Best known for its annual cacophony of cute, the Puppy Bowl, Animal Planet is particularly popular among children and older viewers.

But that’s not where the money is in television. Animal Planet craves young adult viewers, so it is promising “gripping entertainment” and is trying new series that “bring out the raw, visceral emotion in the animal kingdom.”

Even though other networks passed on “Whale Wars” when pitched by the Tennessee-based producers Rivr Media, primarily because of the danger and cost of insuring a camera crew, Animal Planet pounced. Its sister network, Discovery, has a major hit with “Deadliest Catch,” about dangerous work in a forbidding ocean environment.
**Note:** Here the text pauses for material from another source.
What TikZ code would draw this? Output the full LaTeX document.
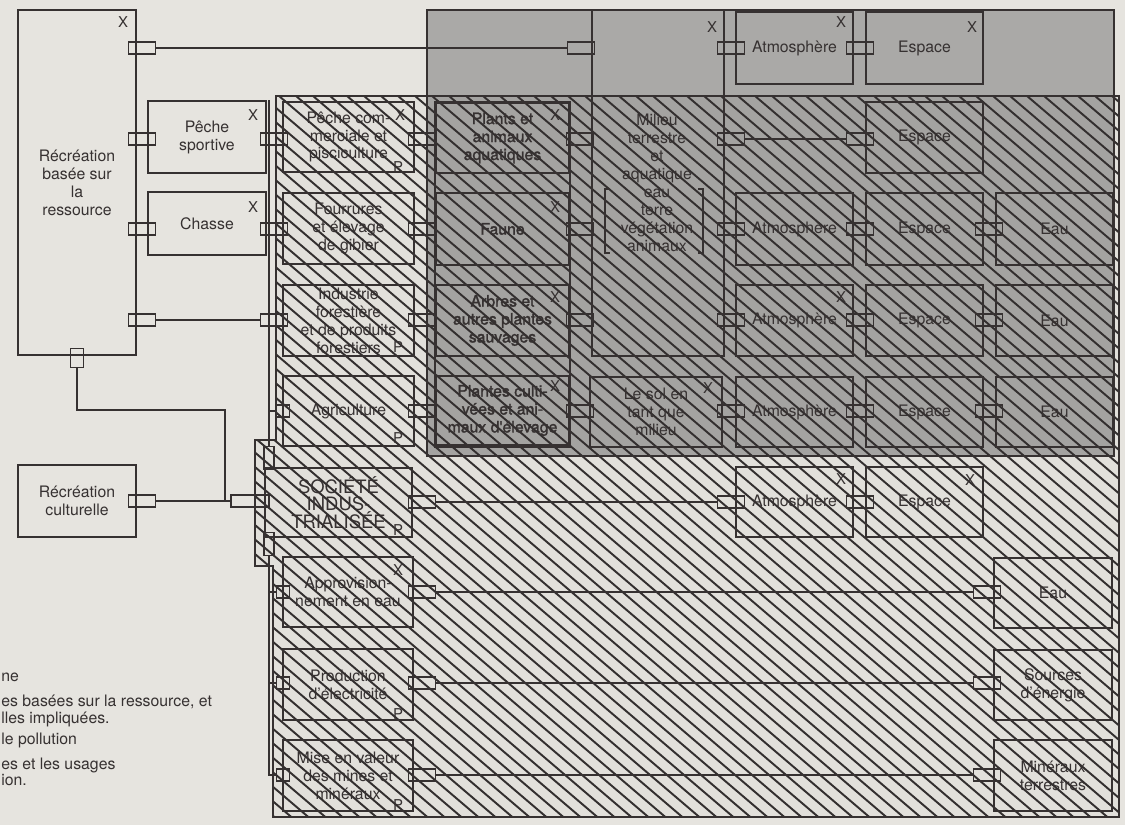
\documentclass[tikz,border=0pt]{standalone}
\usepackage{fontspec}
\setmainfont{TeX Gyre Heros}
\newfontfamily\heavyfont[FakeBold=1.6]{TeX Gyre Heros}
\definecolor{paper}{HTML}{E6E4DF}
\definecolor{hatchbg}{HTML}{E2E0DB}
\definecolor{envgrey}{HTML}{A4A3A1}
\definecolor{bandgrey}{HTML}{AAA9A7}
\definecolor{ink}{HTML}{363131}
\definecolor{hatchink}{HTML}{332F2F}
\newcommand\diagtext{\fontsize{9}{10.2}\selectfont}
\begin{document}
\begin{tikzpicture}[x=0.2mm,y=-0.2mm,
  cell/.style n args={4}{minimum width={(#3-#1)*0.2mm}, minimum height={(#4-#2)*0.2mm},
    at={({(#1+#3)/2},{(#2+#4)/2})}},
  box/.style={draw=ink, line width=0.6pt, inner sep=0pt, align=center, font=\diagtext, text=ink},
  heavybox/.style={draw=ink, line width=1.7pt, inner sep=0pt},
  flora/.style={box, font=\diagtext\heavyfont},
  conn/.style={draw=ink, line width=0.6pt, inner sep=0pt, minimum width=5.3mm, minimum height=2.4mm},
  wideconn/.style={conn, minimum width=7.6mm},
  stubconn/.style={conn, minimum width=2.6mm},
  vconn/.style={conn, minimum width=2.6mm, minimum height=3.9mm},
  sconn/.style={conn, minimum width=2mm, minimum height=4.6mm},
  link/.style={draw=ink, line width=0.6pt},
  corner/.style={text=ink, inner sep=0pt, font=\fontsize{8.5}{9}\selectfont},
  legend/.style={text=ink, inner sep=0pt, anchor=base west, font=\diagtext},
  hatch/.style={draw=hatchink, line width=1.1pt},
  outline/.style={draw=ink, line width=1.7pt}
]
\useasboundingbox (0,0) rectangle (1125,825);
\fill[paper] (0,0) rectangle (1125,825);

% hatched field of the industrial society
\fill[hatchbg] (276,96) -- (1119,96) -- (1119,817) -- (273,817) -- (273,566)
  -- (255,566) -- (255,440) -- (276,440) -- cycle;
% grey zones: natural environment and upper band
\fill[envgrey] (427,96) rectangle (1113,456);
\fill[bandgrey] (427,10) rectangle (1114,96);

\begin{scope}
  \clip (276,96) -- (1119,96) -- (1119,817) -- (273,817) -- (273,566)
    -- (255,566) -- (255,440) -- (276,440) -- cycle;
  \foreach \k in {-42,...,68} {\draw[hatch] (\k*17,90) -- ++(1020,870);}
\end{scope}

% outlines of the zones
\draw[outline] (276,96) -- (1119,96) -- (1119,817) -- (273,817) -- (273,566)
  -- (255,566) -- (255,440) -- (276,440) -- cycle;
\draw[outline] (427,10) rectangle (1114,456);
\draw[link] (269,100) -- (269,440);

% left column: recreation
\node[box, cell={18}{10}{136}{355}] (rec) {Récréation\\basée sur\\la\\ressource};
\node[box, cell={148}{101}{266}{173}] (ps) {Pêche\\sportive};
\node[box, cell={148}{192}{266}{255}] (ch) {Chasse};
\node[box, cell={18}{465}{136}{537}] (cult) {Récréation\\culturelle};

% industries
\node[box, cell={283}{102}{414}{172}] (pcom) {Pêche com-\\merciale et\\pisciculture};
\node[box, cell={283}{193}{414}{264}] (four) {Fourrures\\et élevage\\de gibier};
\node[box, cell={283}{285}{414}{356}] (indf) {Industrie\\forestière\\et de produits\\forestiers};
\node[box, cell={283}{376}{414}{446}] (agri) {Agriculture};
\node[heavybox, cell={265}{468}{412}{537}, align=center, text=ink,
  font=\fontsize{10.5}{10}\selectfont] (soc) {SOCIÉTÉ\\INDUS-\\TRIALISÉE};
\node[box, cell={283}{557}{413}{627}] (appro) {Approvision-\\nement en eau};
\node[box, cell={283}{649}{413}{720}] (prod) {Production\\d'électricité};
\node[box, cell={283}{740}{413}{811}] (mine) {Mise en valeur\\des mines et\\minéraux};

% living resources
\node[flora, cell={436}{103}{569}{173}] (plants) {Plants et\\animaux\\aquatiques};
\node[flora, cell={436}{193}{569}{265}] (faune) {Faune};
\node[flora, cell={436}{285}{569}{356}] (arbres) {Arbres et\\autres plantes\\sauvages};
\node[flora, cell={436}{376}{569}{445}] (cultiv) {Plantes culti-\\vées et ani-\\maux d'élevage};
\node[heavybox, cell={435}{102}{570}{447}] (floracol) {};

% milieu
\node[box, cell={592}{10}{724}{356}] (milieu) {};
\node[text=ink, font=\diagtext, align=center, inner sep=0pt] (milieutxt) at (657,183)
  {Milieu\\terrestre\\et\\aquatique\\eau\\terre\\végétation\\animaux};
\draw[link] (610,189) -- (605,189) -- (605,253) -- (610,253);
\draw[link] (698,189) -- (703,189) -- (703,253) -- (698,253);
\node[box, cell={590}{377}{722}{447}] (sol) {Le sol en\\tant que\\milieu};

% atmosphere
\node[box, cell={736}{12}{853}{84}] (atm0) {Atmosphère};
\node[box, cell={736}{193}{853}{265}] (atm2) {Atmosphère};
\node[box, cell={736}{285}{853}{356}] (atm3) {Atmosphère};
\node[box, cell={736}{377}{853}{447}] (atm4) {Atmosphère};
\node[box, cell={736}{467}{853}{537}] (atm5) {Atmosphère};

% space
\node[box, cell={866}{12}{983}{84}] (esp0) {Espace};
\node[box, cell={866}{102}{983}{173}] (esp1) {Espace};
\node[box, cell={866}{193}{983}{265}] (esp2) {Espace};
\node[box, cell={866}{285}{983}{356}] (esp3) {Espace};
\node[box, cell={866}{377}{983}{447}] (esp4) {Espace};
\node[box, cell={866}{467}{983}{537}] (esp5) {Espace};

% water and other resources
\node[box, cell={996}{193}{1113}{265}] (eau2) {Eau};
\node[box, cell={996}{285}{1113}{356}] (eau3) {Eau};
\node[box, cell={996}{377}{1113}{447}] (eau4) {Eau};
\node[box, cell={994}{558}{1112}{628}] (eau6) {Eau};
\node[box, cell={994}{650}{1112}{720}] (nrg) {Sources\\d'énergie};
\node[box, cell={994}{740}{1112}{811}] (minr) {Minéraux\\terrestres};

% X and P marks
\node[corner] (xrec) at (123,22) {X};
\node[corner] (xps) at (253,115) {X};
\node[corner] (xch) at (253,207) {X};
\node[corner] (xpcom) at (400,115) {X};
\node[corner] (xappro) at (398,570) {X};
\node[corner] (xplants) at (555,115) {X};
\node[corner] (xfaune) at (555,207) {X};
\node[corner] (xarbres) at (555,297) {X};
\node[corner] (xcultiv) at (555,386) {X};
\node[corner] (xsol) at (708,388) {X};
\node[corner] (xmilieu) at (712,27) {X};
\node[corner] (xatm0) at (841,22) {X};
\node[corner] (xatm3) at (841,297) {X};
\node[corner] (xatm5) at (841,479) {X};
\node[corner] (xesp0) at (972,27) {X};
\node[corner] (xesp5) at (970,480) {X};
\node[corner] (ppcom) at (398,167) {P};
\node[corner] (pindf) at (398,347) {P};
\node[corner] (pagri) at (398,438) {P};
\node[corner] (psoc) at (398,530) {P};
\node[corner] (pprod) at (398,714) {P};
\node[corner] (pmine) at (398,805) {P};

% interfaces
\node[conn] (cR47) at (142,48) {};
\node[conn] (cR140) at (142,139) {};
\node[conn] (cR228) at (142,229) {};
\node[conn] (cR320) at (142,320) {};
\node[vconn] (cRb) at (77,358) {};
\node[conn] (cCult) at (142,501) {};
\node[conn] (cPs) at (274,139) {};
\node[conn] (cCh) at (274,229) {};
\node[conn] (cIndL) at (274,320) {};
\node[wideconn] (cSocL) at (250,501) {};
\foreach \r in {139,229,320,411,502,592,683,775} {\node[conn] (cI\r) at (422,\r) {};}
\foreach \r in {139,229,320,411} {\node[conn] (cF\r) at (580,\r) {};}
\node[conn] (cT48) at (581,48) {};
\foreach \r in {48,139,229,320,411,502} {\node[conn] (cM\r) at (731,\r) {};}
\foreach \r in {48,139,229,320,411,502} {\node[conn] (cA\r) at (860,\r) {};}
\foreach \r in {229,320,411} {\node[conn] (cE\r) at (989,\r) {};}
\foreach \r in {592,683,775} {\node[conn] (cW\r) at (987,\r) {};}
\node[stubconn] (cAgL) at (283,411) {};
\node[stubconn] (cApL) at (283,592) {};
\node[stubconn] (cPrL) at (283,683) {};
\node[stubconn] (cMiL) at (283,775) {};
\node[sconn] (cSt) at (269,458) {};
\node[sconn] (cSb) at (269,544) {};

% links
\draw[link] (cR47.east) -- (cT48.west);
\draw[link] (cR320.east) -- (cIndL.west);
\coordinate (bend) at (225,410);
\coordinate (join) at (225,501);
\draw[link] (cRb.south) |- (bend) -- (join);
\draw[link] (cCult.east) -- (cSocL.west);
\draw[link] (cM139.east) -- (cA139.west);
\draw[link] (cI502.east) -- (cM502.west);
\draw[link] (cI592.east) -- (cW592.west);
\draw[link] (cI683.east) -- (cW683.west);
\draw[link] (cI775.east) -- (cW775.west);
\draw[link] (cAgL.west) -| (cSt.north);
\draw[link] (cSb.south) |- (cMiL.west);
\draw[link] (cApL.west) -- (cApL.west -| cSb.south);
\draw[link] (cPrL.west) -- (cPrL.west -| cSb.south);

% legend lines
\node[legend] (lg1) at (1,681) {ne};
\node[legend] (lg2) at (1,706) {es basées sur la ressource, et};
\node[legend] (lg3) at (1,723) {lles impliquées.};
\node[legend] (lg4) at (1,744) {le pollution};
\node[legend] (lg5) at (1,769) {es et les usages};
\node[legend] (lg6) at (1,785) {ion.};
\end{tikzpicture}
\end{document}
The Antarctic mission, dangerous work in a forbidding ocean environment, is “like a giant game of Battleship,” Foley said, with activists hunting Japanese ships over a vast ocean. The scenery is spectacular, he said.

The physical risk to crew members (a camera knocked overboard turned out to be the biggest casualty) is not the only chance Animal Planet is taking with “Whale Wars.” The network puts its reputation on the line by collaborating with an organization that has such a strong point of view.

The Sea Shepherd Society is known for its aggressive tactics and public relations savvy, said Dan Fagin, director of the Science, Health and Environmental Reporting program at New York University. The group sails under the Jolly Roger and has been accused of trying to sink ships. The International Whaling Commission, devoted to protecting whales, criticized the society for jeopardizing safety at sea with the Antarctic mission.

Supporters say that while others might condemn the killing of whales, the society is actually trying to stop it.

Animal Planet was there to observe and document, Foley said, comparing the network’s role to journalists embedded with military units.

“To really understand what motivates them and understand what they do, they really need to be on the boat – literally and figuratively,” he said. “This is not an endorsement.”

Rivr Media and independent producer Dan Stone developed the idea for the series, said Rob Lundgren, the company’s president. He described Stone as an “avid supporter” of the Sea Shepherd Society who has contributed money to the group.

“We’re all really intrigued by people who want to … make a difference on the planet,” Lundgren said.

Producers doubted they would be given access to Japanese whaling boats, so they didn’t try. Makers of “Whale Wars” made no attempt to get the Japanese side of the story at all, Lundgren said. Foley said they didn’t have time.

While people at Animal Planet aren’t journalists, Boston University journalism professor Bob Zelnick said he’s always wary about projects that tell a story from only one point of view.

Both sides of the Antarctic confrontation have already found plenty to argue about. The Japanese claimed four people on whaling ships were hurt when Sea Shepherd volunteers began throwing the rancid butter; Sea Shepherd says it was just people throwing up from the smell. Sea Shepherd captain Paul Watson claimed the Japanese shot at him; the Japanese say they fired stun grenades that make noise but have no shrapnel.

The incident where two activists spent two days aboard a harpoon boat is also murky. The society initially claimed they were delivering a written protest to stop killing whales; they later said the men planted electronic bugs to help the group track the Japanese fleet. There were questions about whether the men were restrained while on the boat or not.

The Sea Shepherd Society has claimed victory on its mission, saying the Japanese didn’t kill nearly as many whales as they set out to.

While NYU’s Fagin didn’t find anything inherently wrong with Animal Planet’s participation, he said how the story is told is important.

“I hope the final product will attest to the subtleties of the issue and not simply present it as a morality tale with black hats and white hats,” Fagin said, “because the world is not as simple as that.”

Foley promised an approach “as even-handed as we can be.” He defended the decision to show only one side.

“I’m not sure we wanted to be telling the story of the Japanese whalers,” he said. “We wanted to go down there and tell the story of what motivates these people who are trying to stop the whaling.”

Animal Planet is owned by Discovery Communications.